Vanpools Cutting Commuting Costs for Distant Employees

By svc-ewscms, 16 May, 2025

Long commutes to company sites with limited housing in Arizona are getting more bearable and less costly for employees participating in a new rideshare program.

At the Bagdad, Morenci and Miami operations, the company is providing vans to employees who live a long distance away and are willing to vanpool to and from work. Each site designed its own program, so they vary slightly. But the idea is the company pays for the vans and makes them available to workers willing to vanpool. That saves the wear and tear of putting those miles on their own vehicles. It also takes cars off the road, which brings its own safety and environmental benefits.

Figuring out schedules and pickup points is pretty much up to the riders. Each van has a couple of designated drivers who are unpaid volunteers, and the van stays with them.

Housing shortages and hiring headaches

All three sites have housing challenges.
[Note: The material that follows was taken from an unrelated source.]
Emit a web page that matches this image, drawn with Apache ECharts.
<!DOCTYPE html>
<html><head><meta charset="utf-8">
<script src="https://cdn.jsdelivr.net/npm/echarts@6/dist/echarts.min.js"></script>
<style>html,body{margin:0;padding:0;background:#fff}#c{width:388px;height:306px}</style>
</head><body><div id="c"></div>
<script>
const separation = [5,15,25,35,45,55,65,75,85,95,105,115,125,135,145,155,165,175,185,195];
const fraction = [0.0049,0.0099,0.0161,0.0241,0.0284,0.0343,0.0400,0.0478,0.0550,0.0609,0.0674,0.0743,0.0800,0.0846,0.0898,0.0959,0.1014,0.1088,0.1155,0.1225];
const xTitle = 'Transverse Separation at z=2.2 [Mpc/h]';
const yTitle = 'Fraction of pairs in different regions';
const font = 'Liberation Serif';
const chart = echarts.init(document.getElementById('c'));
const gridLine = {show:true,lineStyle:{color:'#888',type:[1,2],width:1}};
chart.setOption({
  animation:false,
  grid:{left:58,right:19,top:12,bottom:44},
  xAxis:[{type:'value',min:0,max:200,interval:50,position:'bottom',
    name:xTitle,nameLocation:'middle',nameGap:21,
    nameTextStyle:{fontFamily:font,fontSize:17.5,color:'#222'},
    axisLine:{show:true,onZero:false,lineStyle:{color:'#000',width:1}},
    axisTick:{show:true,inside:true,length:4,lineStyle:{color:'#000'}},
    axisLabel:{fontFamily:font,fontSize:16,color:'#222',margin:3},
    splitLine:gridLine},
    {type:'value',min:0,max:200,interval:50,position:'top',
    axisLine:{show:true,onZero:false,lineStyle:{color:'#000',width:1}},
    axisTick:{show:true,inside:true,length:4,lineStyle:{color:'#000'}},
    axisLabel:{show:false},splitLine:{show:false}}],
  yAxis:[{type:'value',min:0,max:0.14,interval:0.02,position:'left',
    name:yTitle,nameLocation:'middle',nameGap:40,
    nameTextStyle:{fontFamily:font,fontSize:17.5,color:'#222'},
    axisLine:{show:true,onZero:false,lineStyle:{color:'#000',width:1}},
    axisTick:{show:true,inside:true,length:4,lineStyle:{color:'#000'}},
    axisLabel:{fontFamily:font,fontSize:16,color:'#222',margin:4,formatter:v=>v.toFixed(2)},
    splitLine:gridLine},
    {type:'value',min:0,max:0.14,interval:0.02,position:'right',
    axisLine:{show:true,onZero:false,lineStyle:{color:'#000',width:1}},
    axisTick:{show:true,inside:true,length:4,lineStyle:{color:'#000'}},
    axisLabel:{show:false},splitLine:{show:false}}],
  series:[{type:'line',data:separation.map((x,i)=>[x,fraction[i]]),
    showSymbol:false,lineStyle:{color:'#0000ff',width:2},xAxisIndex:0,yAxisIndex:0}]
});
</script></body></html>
Bagdad and Morenci are company-owned towns with long waiting lists to get into the limited company housing. In the interim, workers must find their own place to live.
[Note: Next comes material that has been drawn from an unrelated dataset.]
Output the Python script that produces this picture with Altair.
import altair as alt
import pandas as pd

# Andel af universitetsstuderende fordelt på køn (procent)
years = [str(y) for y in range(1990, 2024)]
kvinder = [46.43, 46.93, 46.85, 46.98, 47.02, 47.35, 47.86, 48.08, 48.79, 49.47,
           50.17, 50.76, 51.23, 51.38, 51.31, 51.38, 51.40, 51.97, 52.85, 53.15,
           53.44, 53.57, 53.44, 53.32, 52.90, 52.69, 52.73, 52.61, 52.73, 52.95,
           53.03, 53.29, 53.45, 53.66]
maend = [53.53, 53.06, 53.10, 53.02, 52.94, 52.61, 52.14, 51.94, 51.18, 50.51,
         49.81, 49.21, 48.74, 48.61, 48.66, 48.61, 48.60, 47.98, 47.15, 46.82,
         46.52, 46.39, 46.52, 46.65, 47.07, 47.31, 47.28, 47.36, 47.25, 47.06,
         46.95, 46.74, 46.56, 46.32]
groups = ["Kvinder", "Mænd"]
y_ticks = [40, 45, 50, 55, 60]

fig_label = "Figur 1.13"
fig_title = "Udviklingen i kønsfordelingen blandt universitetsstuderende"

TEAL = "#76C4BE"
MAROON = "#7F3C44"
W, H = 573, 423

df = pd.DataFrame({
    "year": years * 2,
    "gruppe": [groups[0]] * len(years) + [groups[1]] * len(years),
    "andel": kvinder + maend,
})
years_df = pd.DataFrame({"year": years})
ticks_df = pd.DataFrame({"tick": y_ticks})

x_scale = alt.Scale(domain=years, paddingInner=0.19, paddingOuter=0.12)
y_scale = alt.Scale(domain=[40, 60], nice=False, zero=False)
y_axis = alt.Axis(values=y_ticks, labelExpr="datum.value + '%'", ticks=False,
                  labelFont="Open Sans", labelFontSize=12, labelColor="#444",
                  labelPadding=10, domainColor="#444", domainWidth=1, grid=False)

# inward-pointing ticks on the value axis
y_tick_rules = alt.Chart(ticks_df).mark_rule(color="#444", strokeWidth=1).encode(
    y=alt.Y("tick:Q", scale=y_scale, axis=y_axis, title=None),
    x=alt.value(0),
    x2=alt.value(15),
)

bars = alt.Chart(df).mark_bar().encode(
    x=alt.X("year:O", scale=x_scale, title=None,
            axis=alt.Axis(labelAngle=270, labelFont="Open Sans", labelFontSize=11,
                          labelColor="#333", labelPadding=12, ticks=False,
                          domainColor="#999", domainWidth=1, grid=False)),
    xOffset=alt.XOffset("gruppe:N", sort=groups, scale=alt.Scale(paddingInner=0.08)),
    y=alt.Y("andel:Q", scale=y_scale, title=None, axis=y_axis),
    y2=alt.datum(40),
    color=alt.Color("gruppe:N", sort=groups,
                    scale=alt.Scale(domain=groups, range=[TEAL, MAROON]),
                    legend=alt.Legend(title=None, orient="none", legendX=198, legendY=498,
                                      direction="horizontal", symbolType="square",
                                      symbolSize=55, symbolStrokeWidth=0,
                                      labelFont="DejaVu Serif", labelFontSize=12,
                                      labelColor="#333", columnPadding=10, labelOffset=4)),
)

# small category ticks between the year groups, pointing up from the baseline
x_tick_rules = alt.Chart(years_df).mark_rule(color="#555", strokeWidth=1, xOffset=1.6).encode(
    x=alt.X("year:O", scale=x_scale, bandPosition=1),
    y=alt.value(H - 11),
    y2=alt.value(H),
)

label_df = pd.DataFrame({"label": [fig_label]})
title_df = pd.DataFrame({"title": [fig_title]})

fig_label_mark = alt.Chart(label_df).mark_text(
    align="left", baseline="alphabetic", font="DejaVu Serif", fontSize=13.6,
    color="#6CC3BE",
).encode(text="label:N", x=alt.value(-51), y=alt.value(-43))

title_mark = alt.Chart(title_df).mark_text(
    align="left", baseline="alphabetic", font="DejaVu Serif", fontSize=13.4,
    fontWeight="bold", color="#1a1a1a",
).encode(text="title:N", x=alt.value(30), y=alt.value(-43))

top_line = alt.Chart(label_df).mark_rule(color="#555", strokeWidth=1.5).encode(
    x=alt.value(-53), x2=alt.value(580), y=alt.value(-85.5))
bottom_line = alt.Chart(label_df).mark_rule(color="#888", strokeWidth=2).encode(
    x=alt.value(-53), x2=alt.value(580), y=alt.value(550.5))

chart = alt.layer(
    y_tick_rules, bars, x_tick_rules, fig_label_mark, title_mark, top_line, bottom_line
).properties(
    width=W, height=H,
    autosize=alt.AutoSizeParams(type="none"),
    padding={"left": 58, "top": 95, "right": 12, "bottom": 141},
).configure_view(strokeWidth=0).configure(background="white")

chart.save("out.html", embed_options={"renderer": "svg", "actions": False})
Trevor Nash’s vanpool makes a stop in Florence Junction to pick up riders on its morning run to Miami.Lack of housing and the cost of long commutes often are cited at all three sites by prospective employees as reasons for rejecting job offers from Freeport, and by current employees for quitting. The company has assembled a project team to look at housing challenges across its remote sites. The team’s goal is to find creative short-term and long-term solutions to this issue.

The rideshare program is not directly related to that effort. Each site began independently exploring rideshare programs to help employees with long commutes.

In Miami, the goal is the shuttles will make working there more appealing to people in the Phoenix metropolitan area, about 70 miles west of the operation, said Mark Albertsen, General Manager. That would expand recruitment and retention opportunities. 

About a third of Miami’s workers live in eastern metro-area communities that are 50 miles or more away. The 950-person operation has about 130 vacancies and frequently loses workers to lower-paying jobs in the city because of the high cost of gas and other transportation expenses, Albertsen said. 

“Even if it prevents us from losing more people, that’s a win, but if it will help recruit people that’s even better,” Albertsen said. “It’s all part of our recruit and retain strategy. It’s a great benefit, and it’s not that expensive for the site.”

Cutting the cost of commuting

The rideshare program was launched in February in Morenci and already has about 140 employees participating, said Bobby Pollock, General Manager-Administration. Most riders are from Safford, 50 miles away, but some live in other areas. To meet that demand, the company is leasing 18 shuttle vans. The lease includes maintenance and insurance costs. Riders pay only for gas. 

“We knew the more inexpensive we could make it to the employee, the better chance we had to get them off the road,” Pollock said. “It adds money back into our employees’ pockets.”

Bagdad launched its rideshare program in February with two vans it previously purchased. So far, 10 people have signed up, and more than two dozen others have expressed interest in joining a vanpool.

Additional rental vans will be added if there is enough demand, said Lynette Nelson, Operational Excellence Coach-Bagdad. Information about the program is being provided to new hires and existing employees to encourage participation.

Team-building success

At Miami, the first 15-passenger van was full as soon as it was made available in mid-March to employees living in the metro area. More than 130 people have expressed interest in the service, and vans will be added until demand is met, Albertsen said.

Miami is not a company town and is close enough to the Phoenix metropolitan area that many employees live there by choice. 

That is the situation for Trevor Nash, Environmental Scientist I, who volunteered to be the designated driver on the site’s first van in the rideshare program. Nash lives in Queen Creek – about 60 miles away – and his wife works at the local high school. He used to put about 800 miles per week on his car driving back and forth to work.

An added benefit of the rideshare program is that it brings together people from different parts of the Miami operation, Nash said.

“You get to talk with guys you wouldn’t get to know otherwise,” he said. “It makes it a stronger community. Some of those guys I never would have been able to talk to before, and now I am.”